Environmental activist David Suzuki endorsed the B.C. Green Party during this provincial election. Andrew Weaver, the former climate scientist who leads the Green Party, could be instrumental in determining the next provincial government.
The outcome of last night’s election in British Columbia is uncertain. The final results may not be finalized until May 24. Two likely scenarios though include an NDP-Green coalition government or a Liberal minority government backed by the Greens. In either situation, the Kinder Morgan Trans Mountain tar sands pipeline and the liquefied natural gas (LNG) sector face new challenges.
The headlines tell the story of uncertainty:
Vancouver Sun – Christy Clark to try to govern with minority
CTV – Greens hold power balance in minority
CBC – B.C. Liberals hang on to win minority government
The Globe and Mail – BC Liberals cut to minority with Greens holding balance of power
The Canadian Press reports, “Christy Clark’s Liberals won 43 seats, the NDP under John Horgan got 41 and the Greens led by Andrew Weaver achieved a major breakthrough by picking up three seats. The NDP won one riding [Courtenay-Comox] by only nine votes, making a recount a certainty that will determine the difference between a minority and an ultra-thin majority if it were to flip to the Liberals.”
The Vancouver Sun adds, “Many of the ridings could face shifting outcomes as absentee ballots, and advanced ballots cast outside a person’s riding, are counted during Elections B.C.’s final count process, which begins May 22 and runs to May 24.”
With respect to the popular vote, the Liberals were at 40.84 per cent, the NDP at 39.86, and the Green Party at 16.75 per cent.
Prior to last night’s election (and the addition of two new seats to the Legislature), the seat count was Liberals 47 seats (meaning they are now down 4 seats), NDP 35 seats (they gained 6 seats), and 3 Independents, including Green party leader Weaver (meaning the Greens gained 2 seats).
CBC explains there are at least two different scenarios that could emerge in a minority government situation: “The first … involves one party fully in control of cabinet and the executive branch of government, but regularly negotiating with other parties in order to get enough votes to pass legislation. The second approach is a coalition government where a formal agreement is made between multiple parties, usually involving the sharing of cabinet posts, along with guarantees on certain pieces of legislation and how decisions will be made. Much would depend on who the Green Party would pledge to support and under what conditions it would be offered.”
It’s unclear which party the Greens will support.

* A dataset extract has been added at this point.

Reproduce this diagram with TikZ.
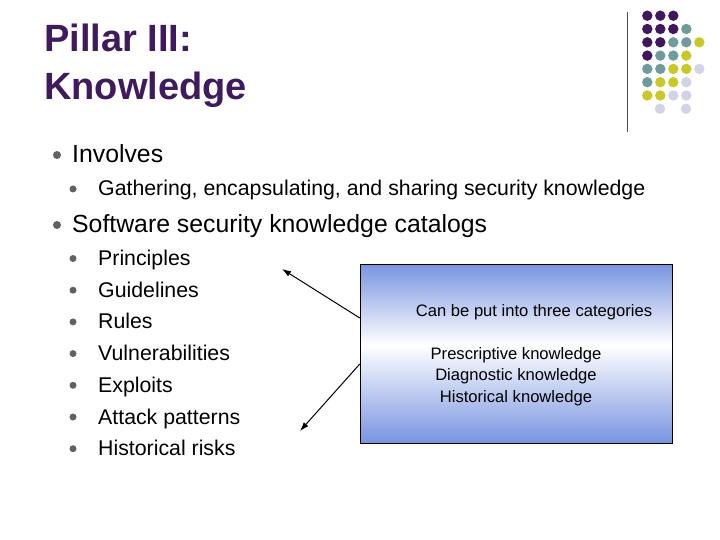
\documentclass[tikz,border=0pt]{standalone}
\usepackage{fontspec}
\usetikzlibrary{arrows.meta}
\setmainfont{Liberation Sans}
\definecolor{tpurple}{HTML}{3F1A5E}
\definecolor{dP}{HTML}{40175E}
\definecolor{dT}{HTML}{6E9C9C}
\definecolor{dY}{HTML}{C9C923}
\definecolor{dL}{HTML}{D2D2E8}
\definecolor{bx}{HTML}{7894E0}
\begin{document}
\begin{tikzpicture}[x=1pt,y=-1pt,
  bul/.style={circle,fill=black!62,inner sep=0pt,minimum size=#1},
  lone/.style={anchor=base west,font=\fontsize{24.8}{27}\selectfont,inner sep=0pt},
  ltwo/.style={anchor=base west,font=\fontsize{21.3}{24}\selectfont,inner sep=0pt},
  ttl/.style={anchor=base west,font=\fontsize{38}{42}\selectfont\bfseries,text=tpurple,inner sep=0pt},
  btxt/.style={font=\fontsize{16.6}{19}\selectfont,inner sep=0pt},
  arr/.style={-{Latex[length=9pt,width=6pt]},line width=1pt}]
\useasboundingbox (0,0) rectangle (720,540);
\node[ttl] (t1) at (44,52) {Pillar III:};
\node[ttl] (t2) at (44,100) {Knowledge};
\draw[black!70] (627,12) -- (627,132);
\foreach \r/\row in {0/{P,P,P},1/{P,P,P,T},2/{P,P,T,T,Y},3/{P,T,T,Y},4/{T,T,Y,Y,L},5/{T,Y,Y,L},6/{Y,Y,L,L}}{
  \foreach \c [count=\i from 0] in \row {
    \fill[d\c] (647.3+\i*13, 15.7+\r*13.3) circle (5.2);
  }
}
\fill[dL] (660,108.7) circle (5.2);
\fill[dL] (686,108.7) circle (5.2);
\node[bul=8pt] (b1) at (57,155) {};
\node[lone] (l1) at (72,163) {Involves};
\node[bul=7pt] (b1a) at (73,189) {};
\node[ltwo] (l1a) at (98,196) {Gathering, encapsulating, and sharing security knowledge};
\node[bul=8pt] (b2) at (57,225) {};
\node[lone] (l2) at (72,233) {Software security knowledge catalogs};
\foreach \t [count=\i from 0] in {Principles,Guidelines,Rules,Vulnerabilities,Exploits,Attack patterns,Historical risks}{
  \node[bul=7pt] (s\i) at (73,258.5+\i*31.7) {};
  \node[ltwo] (i\i) at (98,265.5+\i*31.7) {\t};
}
\shade[top color=bx,bottom color=white,draw=none] (360,264) rectangle (672,345);
\shade[top color=white,bottom color=bx,draw=none] (360,345) rectangle (672,443);
\node[draw=black,minimum width=312pt,minimum height=179pt,inner sep=0pt] (box) at (516,353.5) {};
\node[btxt] (c0) at (534,312) {Can be put into three categories};
\node[btxt] (c1) at (516,355) {Prescriptive knowledge};
\node[btxt] (c2) at (516,376) {Diagnostic knowledge};
\node[btxt] (c3) at (516,398) {Historical knowledge};
\coordinate (a1) at (282,269);
\coordinate (a2) at (300,431);
\draw[arr] (box.west |- 0,318) -- (a1);
\draw[arr] (box.west |- 0,364) -- (a2);
\end{tikzpicture}
\end{document}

The Globe and Mail reports, “Mr. Weaver twice voted in favour of Liberal budgets. But on other issues, particularly around resource development and climate action, Mr. Weaver has been an outspoken critic of the Liberals. He has denounced the government’s pursuit of a liquefied natural gas sector, for example, and is opposed to the Kinder Morgan pipeline. Both the Greens and the NDP have committed to a new relationship with B.C.’s indigenous people that conflicts with the Liberals.”
That article adds, “[Weaver] told the crowd the party’s first priority is banning corporate and union donations, later telling reporters he expects the legislature to introduce a measure banning big money as soon as it sits. Asked about other barriers toward cooperating with the Liberals or NDP, he said supporting LNG is a nonstarter.”
With both the LNG industry and the Kinder Morgan pipeline key aspects of the Liberal platform, it’s difficult to imagine Green Party cooperation with the Liberals on those two issues.
During this provincial election, five Council of Canadians chapters – Comox Valley, Chilliwack, Williams Lake, Cowichan Valley, Delta-Richmond – held events with all candidates. The Vancouver-Burnaby chapter distributed 1100 leaflets on key election issues and the Victoria chapter endorsed the Union of British Columbia Indian Chiefs’ ‘Vote Anyone But Clark’ online campaign. Furthermore, Council of Canadians chairperson Maude Barlow did a five community speaking tour that highlighted water protection issues that reached 1140 people, and Vancouver-based water campaigner Emma Lui developed a social media campaign with infographics opposed to fracking.